┌────────
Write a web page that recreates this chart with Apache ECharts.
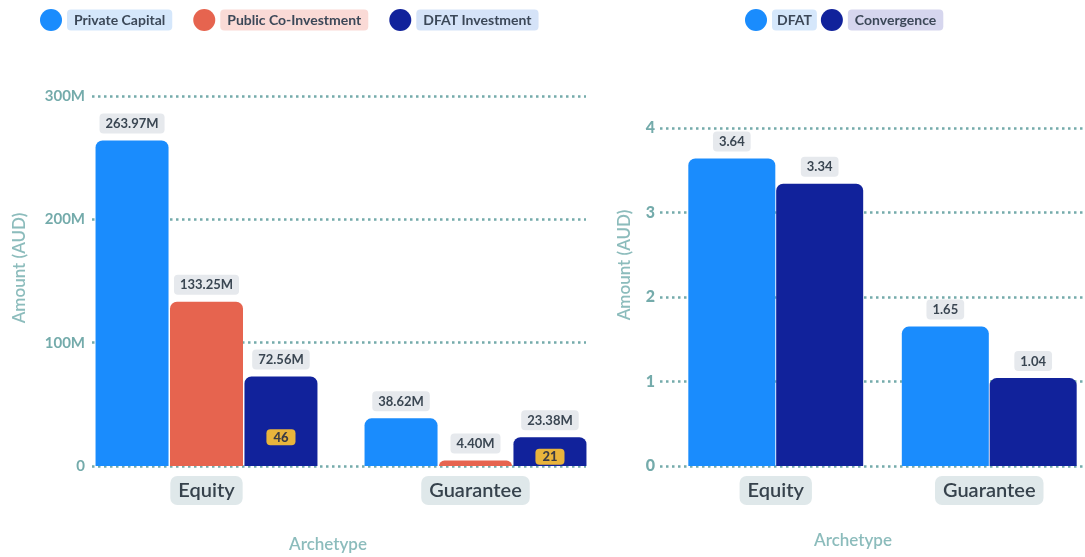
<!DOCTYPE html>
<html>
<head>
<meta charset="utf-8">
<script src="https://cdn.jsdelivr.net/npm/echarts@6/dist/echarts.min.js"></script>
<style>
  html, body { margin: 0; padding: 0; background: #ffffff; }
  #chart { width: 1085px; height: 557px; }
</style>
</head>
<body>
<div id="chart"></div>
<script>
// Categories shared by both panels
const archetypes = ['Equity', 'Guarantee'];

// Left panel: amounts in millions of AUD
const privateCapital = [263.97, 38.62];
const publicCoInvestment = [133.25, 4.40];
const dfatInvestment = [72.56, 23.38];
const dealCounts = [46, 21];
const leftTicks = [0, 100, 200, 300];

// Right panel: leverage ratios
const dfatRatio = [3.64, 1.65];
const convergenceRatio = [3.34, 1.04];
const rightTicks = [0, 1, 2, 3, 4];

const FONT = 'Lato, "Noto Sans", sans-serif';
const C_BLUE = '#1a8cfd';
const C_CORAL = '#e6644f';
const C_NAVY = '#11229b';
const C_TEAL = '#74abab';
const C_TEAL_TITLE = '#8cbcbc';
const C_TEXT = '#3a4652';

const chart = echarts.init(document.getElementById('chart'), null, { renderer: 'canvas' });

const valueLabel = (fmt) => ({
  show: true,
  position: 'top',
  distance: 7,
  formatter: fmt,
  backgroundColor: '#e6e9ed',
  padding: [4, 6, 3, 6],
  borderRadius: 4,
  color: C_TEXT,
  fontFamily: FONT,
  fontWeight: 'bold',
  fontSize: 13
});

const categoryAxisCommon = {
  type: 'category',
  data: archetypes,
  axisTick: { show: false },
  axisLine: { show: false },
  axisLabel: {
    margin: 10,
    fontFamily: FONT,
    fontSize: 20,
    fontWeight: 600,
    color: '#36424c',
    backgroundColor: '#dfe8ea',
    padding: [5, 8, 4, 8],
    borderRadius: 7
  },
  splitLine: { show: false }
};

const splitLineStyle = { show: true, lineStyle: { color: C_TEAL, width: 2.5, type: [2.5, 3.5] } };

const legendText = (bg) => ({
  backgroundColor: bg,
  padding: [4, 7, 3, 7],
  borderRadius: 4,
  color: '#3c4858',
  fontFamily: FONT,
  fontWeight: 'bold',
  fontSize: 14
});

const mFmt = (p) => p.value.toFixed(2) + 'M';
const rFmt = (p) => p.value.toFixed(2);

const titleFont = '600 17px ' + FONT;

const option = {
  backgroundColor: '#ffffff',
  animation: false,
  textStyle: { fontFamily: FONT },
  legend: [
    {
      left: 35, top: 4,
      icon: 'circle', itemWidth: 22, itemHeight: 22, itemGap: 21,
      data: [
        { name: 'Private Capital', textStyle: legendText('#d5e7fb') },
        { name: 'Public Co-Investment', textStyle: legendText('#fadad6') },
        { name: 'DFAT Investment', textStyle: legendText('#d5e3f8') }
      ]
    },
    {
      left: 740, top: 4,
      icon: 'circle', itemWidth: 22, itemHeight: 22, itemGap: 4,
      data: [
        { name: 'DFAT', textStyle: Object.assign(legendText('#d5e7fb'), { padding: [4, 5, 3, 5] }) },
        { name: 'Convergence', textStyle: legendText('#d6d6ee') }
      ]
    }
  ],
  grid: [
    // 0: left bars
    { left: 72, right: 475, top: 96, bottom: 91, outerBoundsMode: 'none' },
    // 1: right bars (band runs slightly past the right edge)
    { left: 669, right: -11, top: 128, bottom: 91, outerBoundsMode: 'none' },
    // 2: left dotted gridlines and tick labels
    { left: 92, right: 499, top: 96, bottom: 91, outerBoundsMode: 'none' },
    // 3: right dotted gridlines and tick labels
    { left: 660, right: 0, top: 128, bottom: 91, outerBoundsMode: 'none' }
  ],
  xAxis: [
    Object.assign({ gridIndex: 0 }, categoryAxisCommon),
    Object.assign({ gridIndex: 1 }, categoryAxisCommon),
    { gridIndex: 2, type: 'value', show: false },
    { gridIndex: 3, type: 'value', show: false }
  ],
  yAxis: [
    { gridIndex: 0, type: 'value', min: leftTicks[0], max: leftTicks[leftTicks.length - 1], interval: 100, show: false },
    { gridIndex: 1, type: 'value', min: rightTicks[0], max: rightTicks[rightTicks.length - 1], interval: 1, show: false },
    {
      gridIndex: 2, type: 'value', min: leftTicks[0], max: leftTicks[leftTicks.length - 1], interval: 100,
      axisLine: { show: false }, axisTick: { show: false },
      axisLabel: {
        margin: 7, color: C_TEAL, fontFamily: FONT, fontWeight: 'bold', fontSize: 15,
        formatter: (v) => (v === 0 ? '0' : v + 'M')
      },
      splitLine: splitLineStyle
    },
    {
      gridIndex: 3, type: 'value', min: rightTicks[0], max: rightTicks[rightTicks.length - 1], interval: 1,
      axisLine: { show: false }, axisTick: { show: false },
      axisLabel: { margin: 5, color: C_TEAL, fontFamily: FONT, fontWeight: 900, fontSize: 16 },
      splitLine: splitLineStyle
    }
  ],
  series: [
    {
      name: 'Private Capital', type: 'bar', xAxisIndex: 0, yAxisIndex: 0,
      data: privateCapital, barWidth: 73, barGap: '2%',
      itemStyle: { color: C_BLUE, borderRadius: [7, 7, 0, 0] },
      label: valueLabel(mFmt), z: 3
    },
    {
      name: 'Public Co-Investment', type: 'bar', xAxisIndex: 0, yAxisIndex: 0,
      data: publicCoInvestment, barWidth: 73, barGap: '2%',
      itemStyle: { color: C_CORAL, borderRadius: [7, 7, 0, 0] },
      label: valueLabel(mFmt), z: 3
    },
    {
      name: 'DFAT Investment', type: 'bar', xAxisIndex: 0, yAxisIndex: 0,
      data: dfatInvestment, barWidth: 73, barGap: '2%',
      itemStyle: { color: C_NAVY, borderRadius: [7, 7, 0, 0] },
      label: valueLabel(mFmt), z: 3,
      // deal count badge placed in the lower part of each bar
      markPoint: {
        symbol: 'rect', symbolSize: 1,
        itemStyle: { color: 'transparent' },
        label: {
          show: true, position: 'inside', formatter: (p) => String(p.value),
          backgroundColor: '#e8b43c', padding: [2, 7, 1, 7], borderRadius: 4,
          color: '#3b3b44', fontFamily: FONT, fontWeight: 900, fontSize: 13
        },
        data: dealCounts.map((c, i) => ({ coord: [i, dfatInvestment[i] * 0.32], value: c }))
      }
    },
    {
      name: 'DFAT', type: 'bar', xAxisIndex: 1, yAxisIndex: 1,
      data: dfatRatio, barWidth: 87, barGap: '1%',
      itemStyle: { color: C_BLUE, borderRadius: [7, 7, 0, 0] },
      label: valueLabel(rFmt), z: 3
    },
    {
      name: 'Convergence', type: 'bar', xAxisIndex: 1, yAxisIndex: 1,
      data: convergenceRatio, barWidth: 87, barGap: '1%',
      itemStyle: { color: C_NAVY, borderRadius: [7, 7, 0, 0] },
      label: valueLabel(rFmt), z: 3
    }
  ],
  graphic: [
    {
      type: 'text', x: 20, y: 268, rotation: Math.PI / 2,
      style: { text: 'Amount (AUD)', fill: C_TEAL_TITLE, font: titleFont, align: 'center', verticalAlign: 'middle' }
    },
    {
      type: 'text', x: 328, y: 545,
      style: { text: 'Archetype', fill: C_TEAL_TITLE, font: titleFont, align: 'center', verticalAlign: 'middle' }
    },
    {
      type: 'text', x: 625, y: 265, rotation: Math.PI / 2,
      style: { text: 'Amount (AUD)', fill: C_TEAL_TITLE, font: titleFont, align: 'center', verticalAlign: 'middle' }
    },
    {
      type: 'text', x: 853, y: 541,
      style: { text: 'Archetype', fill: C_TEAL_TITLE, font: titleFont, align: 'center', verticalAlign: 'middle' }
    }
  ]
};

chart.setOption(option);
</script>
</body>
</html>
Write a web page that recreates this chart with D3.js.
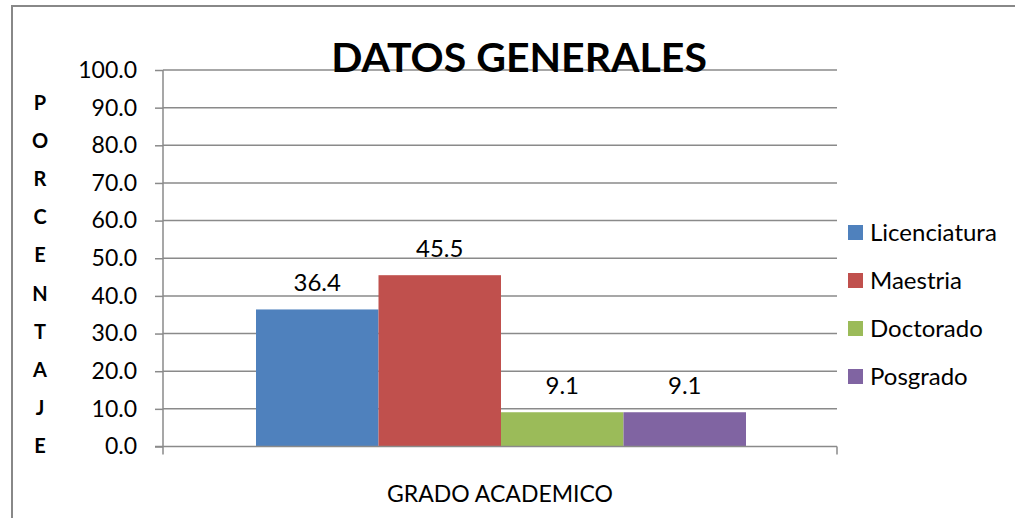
└────────
• [What you need to do] Could the lines from the top of the material through the line with "const titleFont = '600 17px ' + FONT;" be repeated exactly, pictures left out?

• [Reply]
Write a web page that recreates this chart with Apache ECharts.
<!DOCTYPE html>
<html>
<head>
<meta charset="utf-8">
<script src="https://cdn.jsdelivr.net/npm/echarts@6/dist/echarts.min.js"></script>
<style>
  html, body { margin: 0; padding: 0; background: #ffffff; }
  #chart { width: 1085px; height: 557px; }
</style>
</head>
<body>
<div id="chart"></div>
<script>
// Categories shared by both panels
const archetypes = ['Equity', 'Guarantee'];

// Left panel: amounts in millions of AUD
const privateCapital = [263.97, 38.62];
const publicCoInvestment = [133.25, 4.40];
const dfatInvestment = [72.56, 23.38];
const dealCounts = [46, 21];
const leftTicks = [0, 100, 200, 300];

// Right panel: leverage ratios
const dfatRatio = [3.64, 1.65];
const convergenceRatio = [3.34, 1.04];
const rightTicks = [0, 1, 2, 3, 4];

const FONT = 'Lato, "Noto Sans", sans-serif';
const C_BLUE = '#1a8cfd';
const C_CORAL = '#e6644f';
const C_NAVY = '#11229b';
const C_TEAL = '#74abab';
const C_TEAL_TITLE = '#8cbcbc';
const C_TEXT = '#3a4652';

const chart = echarts.init(document.getElementById('chart'), null, { renderer: 'canvas' });

const valueLabel = (fmt) => ({
  show: true,
  position: 'top',
  distance: 7,
  formatter: fmt,
  backgroundColor: '#e6e9ed',
  padding: [4, 6, 3, 6],
  borderRadius: 4,
  color: C_TEXT,
  fontFamily: FONT,
  fontWeight: 'bold',
  fontSize: 13
});

const categoryAxisCommon = {
  type: 'category',
  data: archetypes,
  axisTick: { show: false },
  axisLine: { show: false },
  axisLabel: {
    margin: 10,
    fontFamily: FONT,
    fontSize: 20,
    fontWeight: 600,
    color: '#36424c',
    backgroundColor: '#dfe8ea',
    padding: [5, 8, 4, 8],
    borderRadius: 7
  },
  splitLine: { show: false }
};

const splitLineStyle = { show: true, lineStyle: { color: C_TEAL, width: 2.5, type: [2.5, 3.5] } };

const legendText = (bg) => ({
  backgroundColor: bg,
  padding: [4, 7, 3, 7],
  borderRadius: 4,
  color: '#3c4858',
  fontFamily: FONT,
  fontWeight: 'bold',
  fontSize: 14
});

const mFmt = (p) => p.value.toFixed(2) + 'M';
const rFmt = (p) => p.value.toFixed(2);

const titleFont = '600 17px ' + FONT;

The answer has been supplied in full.